I know. I’ve been quiet lately. I went through a bit of heartbreak – which I’ll tell you about..but, I wanted to let everyone know that today – I’m a shade above excellent.
After a few clients commented that they were happy to hear that I’m doing so well, I thought – oh my – I really haven’t let people know what went down and how I am. So now that you know how I am, here’s what happened.
My fiance, Mark, and I decided to not be together anymore. We were living together – he, myself, and his 9-year-old little boy. We had lived together for a few years, creating an instant family for me. So when Mark and I decided to not be together anymore – because truly we just couldn’t figure out how to find mutual happiness even though we loved each other insane amounts. Or perfect amounts. However you want to phrase that up. Anyway, when we decided to not be together anymore, I moved out of the place we had rented together and got my own little apartment – so I lost the place I was living, half the stuff in the place, my fiance, the idea of what my future looked like, and my child. All at once. From family to no family.
And it was sad and hard. And I grieved and cried and then it suddenly dawned on me – there is no part of me that thinks Mark and I are truly done. My truth was there was still something there. So I just held that space – with certainty – and Mark reached out. We took three weeks with no communication and then met up again shortly before Christmas. And all the love and chemistry was right there – right where we’d left it.
So we’re taking it slow and dating. No rushing back into anything, no goals to get re-engaged or live together again. We’re just allowing it to unfold organically and the only thing we’re chasing is a deep, loving connection to one another, mixed in with some fun too. To be fair, it’s actually a bit harder to not be chasing any goals…because there’s nothing to strive for EXCEPT love – for which there’s really no measuring stick if you take out the engagement and the wedding and the years together and all the things we use in this society to measure it by.
Here’s where it gets really beautiful – instead of being saddened about living alone or missing all the time we used to spend together, I’m super grateful for the extra time to concentrate on my own personal growth and on my work. I’m cooking up some new workshops and class offerings, making some new friendships, deepening some old ones, and actually reading books again!
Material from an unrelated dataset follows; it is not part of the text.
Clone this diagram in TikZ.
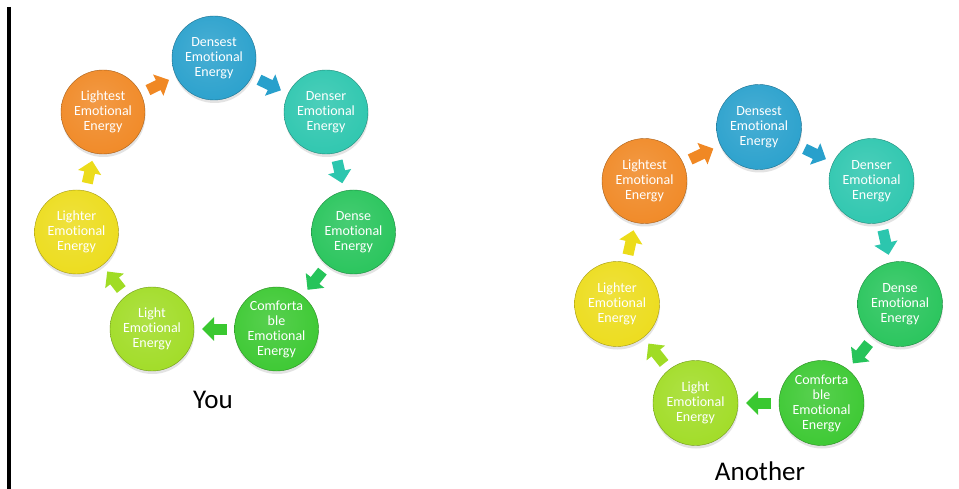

So, it’s me and this girl (whom you can follow on Instagram!) and we’re loving life. Yup, I’m a shade above excellent. Although in November, I was all sorts of shades of grief. But, that’s the beauty of emotions, isn’t it? If we can just ride the wave of what we’re feeling and identify our truth – when we hold steady in that truth – the emotions MOVE out. They move…they are meant to be in motion.
Much like our lives.
And sometimes that movement is scary and sometimes it’s excellent. And sometimes – sometimes, if you allow it to be, it’s a shade above excellent.